Oil traded near a 15-month high in New York amid uncertainty over whether Russia would join an OPEC deal to curb supply.
Futures were little changed after rising 3.1% Monday. Russia’s biggest producer Rosneft PJSC said it won’t cut output, according to Reuters, after President Vladimir Putin said at a conference in Istanbul that his country is willing to join efforts by OPEC to stabilize the market through a production freeze or cut. Oil supply and demand will come back into balance earlier than expected if OPEC’s agreement to curtail output is implemented, the International Energy Agency said.
Oil rose to the highest in more than a year on Monday after Saudi Arabia expressed optimism that Organization of Petroleum Exporting Countries would work out a deal and Russia voiced its support. An increase to $60 a barrel would probably trigger a jump in North American production while trimming global demand growth, IEA Executive Director Fatih Birol said Tuesday. U.S. output has already halted its decline as higher prices revive drilling.
"The Istanbul conference has the market on edge," said John Kilduff, a partner at Again Capital LLC, a New York-based hedge fund that focuses on energy. "We have inconsistent statements from Putin and Rosneft, which the market’s trying to interpret. There are increasing signs that some action will be taken but skepticism remains."
West Texas Intermediate oil for November delivery fell 5 cents to $51.30 a barrel at 9:20 a.m. on the New York Mercantile Exchange. Prices rose $1.54 to $51.35 on Monday, the highest close since July 2015. Total volume traded was 77 percent above the 100-day average.
Brent for December settlement slipped 11 cents to $53.03 a barrel on the London-based ICE Futures Europe exchange. The contract rose 2.3 percent to $53.14 on Monday, the highest close since Aug. 31, 2015. The global benchmark crude traded at a $1.28 premium to WTI for the same month.
Rosneft Chief Executive Officer Igor Sechin said he doubts some OPEC countries such as Iran, Saudi Arabia and Venezuela would cut their production, Reuters reported Tuesday, citing an interview. An increase in prices above $50 would make U.S. shale projects profitable, he said. Leonid Fedun, vice president of Russia’s second-largest producer, Lukoil PJSC, said the nation’s oil companies will unify behind their government if talks with OPEC result in an agreement.
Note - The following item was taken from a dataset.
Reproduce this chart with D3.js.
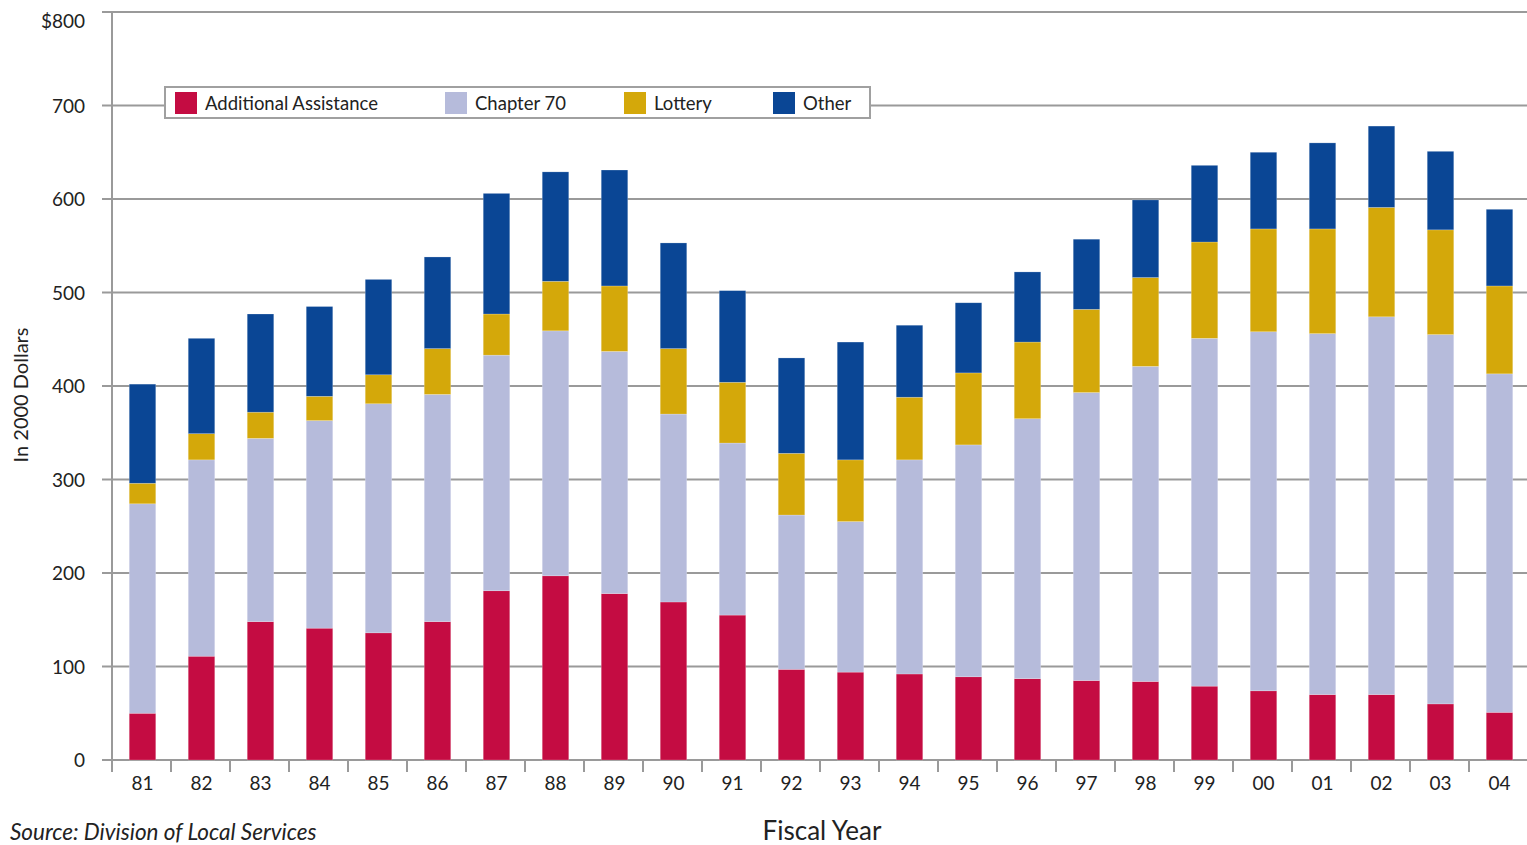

For a chart showing shale drillers’ reaction to OPEC’s Algiers deal, click here.
OPEC pumped a record 33.64 million barrels of crude a day in September, the IEA said in a report Tuesday. Returning volumes from Libya, Nigeria and Iran suggest that “bigger cuts” would have to be made by others, notably Saudi Arabia, to meet the production ceiling agreed in Algiers last month.
There may be a higher probability of an agreement between Russia and Saudi Arabia to cut production, but the deal may prove self-defeating if the resulting increase in prices boosts supply from other producers, Goldman Sachs Group Inc. said in a note on Monday.
- U.S. inventories probably increased by 1.75 million barrels last week, rising for the first time in six weeks, according to a Bloomberg survey.
- BP Plc said it won’t proceed with oil exploration in the offshore Great Australian Bight, five years after it began looking for resources in the area and before it was allowed to drill any wells.